The I/O thread entry point is io_handler_thread → fil_aio_wait . For native AIO it calls os_aio_linux_handle and repeatedly polls with io_getevents (500 ms timeout) to collect completed tasks, then frees the slot via os_aio_array_free_slot . For simulated AIO it uses os_aio_simulated_handle , which may delay processing to improve request merging, select the oldest pending slot, group consecutive I/O operations, allocate a buffer, and issue a combined read or write.

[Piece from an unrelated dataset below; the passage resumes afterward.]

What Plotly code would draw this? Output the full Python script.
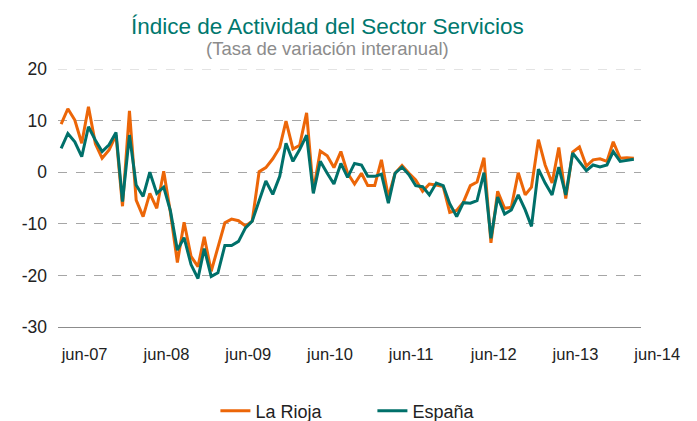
import pandas as pd
import plotly.graph_objects as go

# monthly series, jun-2007 .. jun-2014
meses = pd.date_range("2007-06-01", periods=85, freq="MS")

la_rioja = [9.3, 12.3, 10.1, 5.6, 12.7, 5.5, 2.7, 4.3, 7.2, -6.6,
            11.9, -5.4, -8.6, -4.1, -7.0, 0.2, -7.8, -17.5, -9.7, -16.3,
            -18.3, -12.5, -19.2, -14.6, -9.8, -9.1, -9.4, -10.4, -9.5, 0.1,
            0.9, 2.6, 4.8, 9.9, 4.5, 5.2, 11.5, -3.7, 4.1, 3.2,
            0.9, 4.0, -0.2, -2.3, -0.2, -2.6, -2.6, 2.4, -4.8, -0.2,
            1.3, -0.2, -1.5, -3.7, -2.3, -2.5, -2.8, -7.8, -7.4, -5.8,
            -2.6, -1.9, 2.8, -13.7, -3.7, -7.0, -6.8, -0.1, -4.4, -2.9,
            6.3, 1.4, -2.1, 4.8, -5.1, 3.9, 4.9, 1.2, 2.4, 2.6,
            2.1, 5.9, 2.7, 2.8, 2.7]

espana = [4.6, 7.5, 5.9, 3.0, 8.8, 6.2, 4.0, 5.3, 7.7, -5.7,
          7.2, -2.5, -4.7, 0.0, -4.1, -2.9, -7.5, -15.1, -12.7, -17.9,
          -20.6, -14.8, -20.2, -19.5, -14.2, -14.2, -13.4, -10.8, -9.5, -5.6,
          -1.7, -4.3, -0.8, 5.6, 2.1, 4.4, 7.2, -4.1, 2.1, -0.2,
          -2.3, 1.7, -1.0, 1.7, 1.4, -0.8, -0.8, -0.4, -6.0, -0.2,
          1.0, -0.5, -2.6, -2.8, -4.4, -2.1, -2.6, -6.1, -8.6, -5.9,
          -6.0, -5.5, -0.1, -12.8, -4.8, -8.1, -7.3, -4.4, -7.3, -10.5,
          0.6, -2.1, -4.4, 1.0, -4.4, 3.7, 2.1, 0.3, 1.4, 1.0,
          1.4, 4.0, 2.1, 2.3, 2.5]

tick_fechas = pd.date_range("2007-06-01", periods=8, freq="12MS")
tick_textos = ["jun-07", "jun-08", "jun-09", "jun-10", "jun-11", "jun-12", "jun-13", "jun-14"]
y_ticks = [-30, -20, -10, 0, 10, 20]
y_textos = ["-30", "-20", "-10", "0", "10", "20"]
y_grid = [-20, -10, 0, 10]

fuente = "Liberation Sans, Arial, sans-serif"

fig = go.Figure()
fig.add_trace(go.Scatter(x=meses, y=la_rioja, mode="lines", name="La Rioja",
                         line=dict(color="#EC6608", width=3)))
fig.add_trace(go.Scatter(x=meses, y=espana, mode="lines", name="España",
                         line=dict(color="#00706A", width=3)))

# light top gridline
fig.add_shape(type="line", xref="paper", yref="y", x0=0, x1=1, y0=20, y1=20,
              line=dict(color="#DADADA", width=1.5, dash="dash"), layer="below")

# plot area spans 258 px (y=69..327 in the page)
fig.add_annotation(text="Índice de Actividad del Sector Servicios",
                   xref="paper", yref="paper", x=0.463, y=(327 - 27) / 258,
                   xanchor="center", yanchor="middle", showarrow=False,
                   font=dict(family=fuente, size=22.5, color="#00786E"))
fig.add_annotation(text="(Tasa de variación interanual)",
                   xref="paper", yref="paper", x=0.463, y=(327 - 48) / 258,
                   xanchor="center", yanchor="middle", showarrow=False,
                   font=dict(family=fuente, size=18.5, color="#8C8C8C"))

fig.update_layout(
    width=697, height=421,
    margin=dict(l=58, r=56, t=69, b=94),
    paper_bgcolor="white", plot_bgcolor="white",
    font=dict(family=fuente, size=16, color="#222222"),
    showlegend=True,
    legend=dict(orientation="h", x=0.27, xanchor="left",
                yref="container", y=10 / 421, yanchor="middle",
                font=dict(size=18, color="#222222"),
                itemwidth=30, entrywidth=112, entrywidthmode="pixels"),
)
fig.update_xaxes(
    range=["2007-05-18", "2014-07-03"],
    tickvals=tick_fechas, ticktext=tick_textos,
    ticklabelposition="outside right", ticklabelstandoff=12,
    showgrid=False, showline=True, linecolor="#8C8C8C", linewidth=1,
    ticks="", tickfont=dict(size=16.5), automargin=False,
)
fig.update_yaxes(
    range=[-30, 20], tickvals=y_ticks, ticktext=y_textos,
    showgrid=False, zeroline=False, ticks="", tickfont=dict(size=17.5),
    ticklabelstandoff=10, automargin=False,
    minor=dict(tickvals=y_grid, showgrid=True, gridcolor="#A6A6A6",
               griddash="dash", gridwidth=1, ticks=""),
)

# drop the browser's default body margin so the figure fills the window
fig.write_html("out.html", config={"displayModeBar": False},
               post_script="document.body.style.margin='0';")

After an I/O completes, fil_node_complete_io decrements node->n_pending . For data‑file writes the node is added to fil_system->unflushed_spaces unless O_DIRECT_NO_FSYNC is set. Further processing includes buf_page_io_complete (corruption checks, change‑buffer merge, LRU free‑list updates) and log_io_complete (flushing redo logs and updating checkpoint information).

Concurrency Control

On Linux, pwrite/pread allow concurrent file I/O without locks; on Windows explicit locking is required. When a tablespace is being extended, fil_node->being_extended is set to prevent concurrent extensions, drops, or renames. Deleting a table checks for pending operations via fil_check_pending_operations and may set fil_space_t::stop_new_ops . Similar checks are performed for truncate and rename operations, setting flags such as is_being_truncated or stop_ios to block further I/O.

File Prefetch

Prefetch reduces random I/O on spinning disks. InnoDB implements three strategies:

Random Prefetch

Entry: buf_read_ahead_random . When the number of recently accessed pages within a 64‑page extend exceeds BUF_READ_AHEAD_RANDOM_THRESHOLD (default 13), the remaining pages in that extend are read asynchronously. Controlled by innodb_random_read_ahead .

Linear Prefetch

Entry: buf_read_ahead_linear . When sequential page accesses exceed innodb_read_ahead_threshold , the next extend of 64 pages is read ahead in order.

Logical Prefetch

Introduced by Facebook to handle fragmented tables where physical pages are not contiguous. The engine scans the clustered index, collects leaf‑node page numbers, and asynchronously reads a batch of pages based on logical order. The implementation modifies InnoDB to submit multiple AIO requests in a single io_submit call (see commits 2d613294..., 9f52bfd2..., 64b68e07...).

Log Write Padding

Modern disks use block sizes larger than 512 bytes (commonly 4096 bytes). To avoid the read‑modify‑write penalty, MySQL 5.7 introduced innodb_log_write_ahead_size , which aligns redo‑log writes to the block size. The implementation pads the tail of the log file with zeros before writing (see log_write_up_to ).

Tips: The read‑on‑write problem occurs when a write modifies less than a full block, forcing the block to be read, modified, and written back; block‑aligned writes eliminate this overhead.